TESS DE QUINCEY’S MOONDANCE @ HOLY TRINITY CHURCH ERSKINEVILLE

Tess de Quincey

It is fitting that there was no moon tonight. Moonlight gently touches the skin on late nights in the backyard staring up. It glares in the sky when full and ahead of you travelling west to home. That great rich object makes me feel small and earth bound. I still feel small but tonight MOONDANCE has allowed me that slight levitation above what binds. Like a tide pulled in a predictable pattern, I have been lifted.

Choreographed and interpreted by Tess de Quincey this acclaimed dancework brings together the photographs of Vsevolod Vlaskine, animated into video by Samuel James with original audio by Vic McEwan. The work is described in the program as a ‘synaesthesia – the stimulation of one cognitive pathway leads to the automatic, involuntary experience in a second cognitive or sensory pathway.’ But its blending of terrestrial and celestial was a visceral experience for me.

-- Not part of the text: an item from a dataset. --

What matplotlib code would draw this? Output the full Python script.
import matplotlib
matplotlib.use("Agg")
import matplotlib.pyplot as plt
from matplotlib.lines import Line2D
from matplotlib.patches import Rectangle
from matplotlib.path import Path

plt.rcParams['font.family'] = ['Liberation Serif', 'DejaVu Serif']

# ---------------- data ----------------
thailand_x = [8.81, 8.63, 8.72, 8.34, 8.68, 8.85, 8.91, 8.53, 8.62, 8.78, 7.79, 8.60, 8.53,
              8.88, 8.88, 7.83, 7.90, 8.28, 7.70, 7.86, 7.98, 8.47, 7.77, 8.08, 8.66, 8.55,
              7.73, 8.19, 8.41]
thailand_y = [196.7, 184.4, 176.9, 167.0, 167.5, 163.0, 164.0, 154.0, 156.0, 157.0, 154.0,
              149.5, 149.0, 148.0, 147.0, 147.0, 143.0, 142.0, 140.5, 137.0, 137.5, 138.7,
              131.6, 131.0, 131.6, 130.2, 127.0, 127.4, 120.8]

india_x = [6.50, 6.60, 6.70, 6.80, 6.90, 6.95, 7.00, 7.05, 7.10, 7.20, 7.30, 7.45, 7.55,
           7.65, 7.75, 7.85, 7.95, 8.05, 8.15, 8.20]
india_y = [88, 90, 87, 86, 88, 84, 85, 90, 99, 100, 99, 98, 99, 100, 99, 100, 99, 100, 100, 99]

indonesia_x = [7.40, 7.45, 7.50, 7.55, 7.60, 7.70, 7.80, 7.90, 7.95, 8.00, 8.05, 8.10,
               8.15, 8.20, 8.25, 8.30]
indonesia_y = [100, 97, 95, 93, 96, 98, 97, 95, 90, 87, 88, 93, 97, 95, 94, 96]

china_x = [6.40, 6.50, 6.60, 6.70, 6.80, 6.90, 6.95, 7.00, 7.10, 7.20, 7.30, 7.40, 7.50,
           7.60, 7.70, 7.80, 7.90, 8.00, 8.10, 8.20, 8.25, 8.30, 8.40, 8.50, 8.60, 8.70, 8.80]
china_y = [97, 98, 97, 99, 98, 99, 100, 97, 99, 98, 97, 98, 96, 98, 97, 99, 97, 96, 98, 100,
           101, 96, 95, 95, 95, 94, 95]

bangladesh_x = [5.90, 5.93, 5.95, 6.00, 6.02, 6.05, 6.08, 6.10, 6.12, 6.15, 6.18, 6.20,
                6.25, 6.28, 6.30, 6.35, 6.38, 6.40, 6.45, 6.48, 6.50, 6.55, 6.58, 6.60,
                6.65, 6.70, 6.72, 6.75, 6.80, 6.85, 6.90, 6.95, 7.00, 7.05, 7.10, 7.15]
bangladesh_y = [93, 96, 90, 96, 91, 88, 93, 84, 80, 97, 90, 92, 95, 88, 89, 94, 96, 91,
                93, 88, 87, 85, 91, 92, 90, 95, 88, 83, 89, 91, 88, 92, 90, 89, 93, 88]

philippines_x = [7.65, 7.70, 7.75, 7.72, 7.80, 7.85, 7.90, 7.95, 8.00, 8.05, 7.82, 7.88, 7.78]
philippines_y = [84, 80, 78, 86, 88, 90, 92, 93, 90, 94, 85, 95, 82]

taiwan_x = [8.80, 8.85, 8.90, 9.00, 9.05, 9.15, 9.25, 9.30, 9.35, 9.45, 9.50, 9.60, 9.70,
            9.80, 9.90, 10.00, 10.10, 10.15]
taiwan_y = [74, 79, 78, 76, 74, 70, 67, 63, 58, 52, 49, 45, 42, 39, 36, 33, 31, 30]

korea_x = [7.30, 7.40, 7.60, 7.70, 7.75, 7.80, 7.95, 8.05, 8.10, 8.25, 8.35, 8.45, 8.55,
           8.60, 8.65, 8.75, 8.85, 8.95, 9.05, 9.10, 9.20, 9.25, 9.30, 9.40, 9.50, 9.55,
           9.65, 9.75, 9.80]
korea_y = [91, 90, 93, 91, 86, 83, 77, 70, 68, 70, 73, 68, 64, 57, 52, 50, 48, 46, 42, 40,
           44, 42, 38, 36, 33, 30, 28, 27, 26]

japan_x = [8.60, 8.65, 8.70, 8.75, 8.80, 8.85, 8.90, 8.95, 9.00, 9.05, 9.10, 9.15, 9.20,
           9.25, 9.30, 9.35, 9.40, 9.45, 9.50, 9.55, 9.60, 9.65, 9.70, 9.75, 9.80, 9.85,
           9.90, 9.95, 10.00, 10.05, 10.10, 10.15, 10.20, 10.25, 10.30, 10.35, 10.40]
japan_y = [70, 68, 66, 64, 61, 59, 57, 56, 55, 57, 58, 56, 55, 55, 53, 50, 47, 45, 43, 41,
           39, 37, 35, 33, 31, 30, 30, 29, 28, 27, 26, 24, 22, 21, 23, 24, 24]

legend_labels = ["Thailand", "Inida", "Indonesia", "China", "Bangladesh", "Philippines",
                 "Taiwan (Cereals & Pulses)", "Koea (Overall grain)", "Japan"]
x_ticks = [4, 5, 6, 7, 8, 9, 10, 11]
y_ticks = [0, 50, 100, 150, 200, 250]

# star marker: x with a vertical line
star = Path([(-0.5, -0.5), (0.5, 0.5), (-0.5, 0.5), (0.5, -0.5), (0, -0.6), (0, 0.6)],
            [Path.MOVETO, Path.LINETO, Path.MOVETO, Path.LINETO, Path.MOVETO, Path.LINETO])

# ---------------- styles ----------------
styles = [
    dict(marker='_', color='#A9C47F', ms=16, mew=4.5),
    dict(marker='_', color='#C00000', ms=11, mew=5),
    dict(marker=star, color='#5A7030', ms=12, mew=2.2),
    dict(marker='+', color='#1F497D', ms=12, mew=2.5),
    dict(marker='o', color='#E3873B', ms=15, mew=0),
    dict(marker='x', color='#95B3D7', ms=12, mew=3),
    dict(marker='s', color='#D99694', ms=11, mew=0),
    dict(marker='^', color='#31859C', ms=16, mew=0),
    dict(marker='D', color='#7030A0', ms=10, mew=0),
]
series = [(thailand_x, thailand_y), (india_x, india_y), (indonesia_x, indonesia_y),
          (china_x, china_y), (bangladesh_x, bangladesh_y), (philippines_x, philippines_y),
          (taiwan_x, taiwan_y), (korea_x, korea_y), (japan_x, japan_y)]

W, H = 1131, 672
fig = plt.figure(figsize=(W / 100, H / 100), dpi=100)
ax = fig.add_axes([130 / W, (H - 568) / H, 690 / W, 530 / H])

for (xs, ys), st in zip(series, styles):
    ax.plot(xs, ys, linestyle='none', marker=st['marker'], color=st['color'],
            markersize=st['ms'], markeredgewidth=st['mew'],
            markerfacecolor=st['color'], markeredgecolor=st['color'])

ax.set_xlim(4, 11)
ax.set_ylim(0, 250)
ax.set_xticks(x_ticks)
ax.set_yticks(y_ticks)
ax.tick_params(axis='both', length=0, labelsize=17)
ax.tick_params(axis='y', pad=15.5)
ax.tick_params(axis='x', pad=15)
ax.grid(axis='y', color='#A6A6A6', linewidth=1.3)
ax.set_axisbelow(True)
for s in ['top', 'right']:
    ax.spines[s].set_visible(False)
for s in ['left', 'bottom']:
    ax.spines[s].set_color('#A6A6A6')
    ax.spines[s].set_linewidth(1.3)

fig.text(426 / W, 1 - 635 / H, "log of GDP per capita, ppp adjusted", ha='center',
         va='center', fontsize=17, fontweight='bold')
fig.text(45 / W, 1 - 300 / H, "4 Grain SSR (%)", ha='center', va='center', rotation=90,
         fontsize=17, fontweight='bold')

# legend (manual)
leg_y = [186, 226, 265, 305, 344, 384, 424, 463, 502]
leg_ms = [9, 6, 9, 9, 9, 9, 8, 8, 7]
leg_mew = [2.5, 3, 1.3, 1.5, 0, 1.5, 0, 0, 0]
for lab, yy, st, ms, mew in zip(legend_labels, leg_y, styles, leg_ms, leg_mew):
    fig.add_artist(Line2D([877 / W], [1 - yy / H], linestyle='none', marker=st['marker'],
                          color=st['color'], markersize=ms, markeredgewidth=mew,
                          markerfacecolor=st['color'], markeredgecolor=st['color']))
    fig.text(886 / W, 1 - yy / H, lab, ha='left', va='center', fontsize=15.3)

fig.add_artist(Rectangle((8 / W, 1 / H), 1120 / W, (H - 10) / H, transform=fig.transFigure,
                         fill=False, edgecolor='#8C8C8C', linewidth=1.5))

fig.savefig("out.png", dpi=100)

Beginning as a cocoon of earth coloured coat and cowl, de Quincy is a speck on the floor in the upstage throw of a low lumen projector. A black dot: fuzzy, blurred, shapeless appears up high on the other side of the light path. As it disappears momentarily, only to return in a new form somewhere else, the audio is distant and yet present. It could be thunder, or bombs falling or perhaps the scratch of static indicates that it is just its own echo over cosmic distance. The dots become lines and brush strokes which could be kana.

The coat, the cowl and the artist within, writhe into invisibility as the shadow takes the attention of the viewer. It is only just bigger than the creature, it does not dwarf. It simply manifests the insignificance of the corporeal. When the audio gently elides into an electronic ring like a tuning fork surround, the twitching thing arrives centre stage and single blue lines appear over and behind.

The blue will dominate the rest of the performance as the lines create pulses and meshes to pervade the space. The audio will become recognizably musical before the noise of the spheres subsumes Shinto temple bells and jackhammer staccato what could be a distant call of birdsong. The dancer’s face will flicker into light between her spasmodic fingers just before she turns to watch the growth of that shadow.

De Quincy is a practitioner of BodyWeather , a dance form which explores extremities and emphasises images. The craft is evident as limbs and torso are also lifted in extreme and static poses but the shapes sculpt the emotional responses in the same way that Butoh performances pierce rather than hit the emotions.

When the performance is concluding, the fuzzy, blurred shapeless dots are back. They are white when all else is dark and the artist is consumed by a circle of light and a loud electronic crackle. I felt dropped back to stability from the immersive experience which is MOONDANCE . Had there been a real moon would have looked pale and watery.

MOONDANCE is presented as part of the Sydney Fringe. The venue is the Holy Trinity Church, 55 Erskineville Road, Erskineville, corner Rochford Street opposite the Fringe Hub. The final two performances are September 18 and 19 at 7.30pm.